When drafting arbitration provisions in international agreements, it is important to be aware of legal developments in both the jurisdiction selected as the arbitral seat, and any jurisdiction where an award may be enforced. Parties to international arbitration agreements often assume that signatories to the New York Convention and those countries adopting the UNCITRAL Model Law will respect the principles set out therein; however, some countries have applied those principles in ways that can be surprising for the unsuspecting.

Until recently, contrary to the interpretation given in many UNCITRAL Model Law signatory countries, Indian courts asserted jurisdiction over arbitration proceedings seated outside of India, provided Indian law was the substantive law of the contract. As there are many trade and investment opportunities for Canadian businesses in the Indian market, it is important to understand how Indian courts approach foreign arbitration proceedings.


On September 6, 2012, in the case of Bharat Aluminium Co. v. Kaiser Aluminium Technical Service, Inc., a fivemember constitutional bench of the Supreme Court of India (Supreme Court) overruled an earlier decision of the court in Bhatia International v. Bulk Trading S.A. & Anr.

Applying the rationale in Bhatia International, Indian arbitral jurisprudence had developed so as to grant Indian courts supervision over foreign arbitration proceedings where parties chose Indian law to govern their agreements. For example, there was precedent giving Indian courts the power to appoint arbitrators to conduct arbitration proceedings seated in foreign jurisdictions.

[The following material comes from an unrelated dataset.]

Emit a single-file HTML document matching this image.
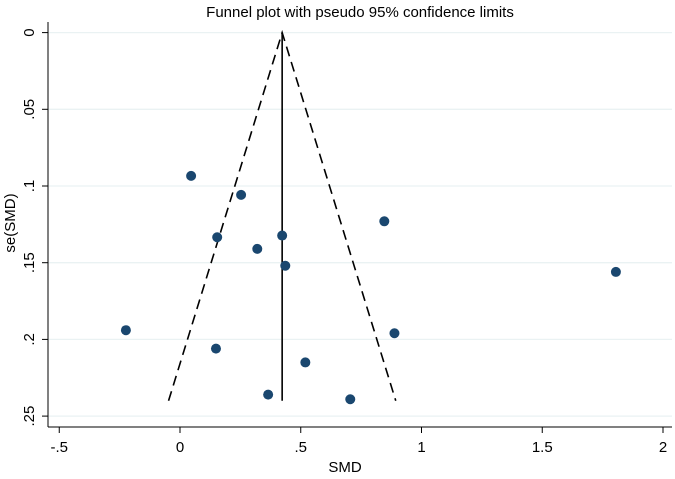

Bharat Aluminium Co. rejected this approach and applied the territoriality principle endorsed under the UNCITRAL Model Law, which provides that the law relating to the conduct of arbitration proceedings should be governed by the law of the forum. Using this principle, the Supreme Court found that English law would govern the arbitration procedure for the London seated arbitration in question, but the substantive laws of India would be used to construe the agreement that had been formed between the parties. In effect, the decision restricts interference from the Indian judiciary when proceedings applying the substantive laws of India are conducted outside of India.


Part 1 of the Arbitration and Conciliation Act, 1996 (the Act) regulates the commencement and conduct of arbitration proceedings as well as the challenge, recognition and enforcement of awards. Section 2(2) of the Act states that Part 1 applies when the “place of arbitration is in India.”

In the earlier case of Bhatia International, the Supreme Court decided that because the Act did not specify whether Part 1 applied only to proceedings in India, the application of Part 1 could extend to arbitrations heard outside of India. The application of Part 1 was held to be compulsory for arbitrations heard in India, but also possible for those proceedings heard in other countries, unless the parties had expressly or implicitly rejected this reading. As a result, Indian courts began to take an interventionist approach to arbitration proceedings pursuant to Part 1, with the intention of making proceedings in foreign jurisdictions subject to the law governing proceedings in India.

The Supreme Court in Bharat Aluminium Co. refused to interpret Part 1 in accordance with the principles set out in Bhatia International. The court found that the scheme of the Act signalled Parliament’s intention to conform to the territorial principles of the UNCITRAL Model Law and the standards set out in the New York Convention. According to Bharat Aluminium Co., the “place of arbitration” referenced in Part 1 means the place of the arbitral seat. In other words, Part 1 applies only when the seat of arbitration is in India.


It is important to note that the law as set out in Bharat Aluminium Co. only applies to arbitration agreements executed on or after September 7, 2012; therefore, Indian courts will still have the ability to interfere in arbitrations seated outside India for agreements made before September 7, 2012. Accordingly, the impact of the decision in Bhatia International may still be a consideration for a dispute that arises under older contracts.


The decision in Bharat Aluminium Co. is a welcome change that brings Indian arbitration law in line with the UNCITRAL Model Law as well as jurisprudence in other major commercial centres.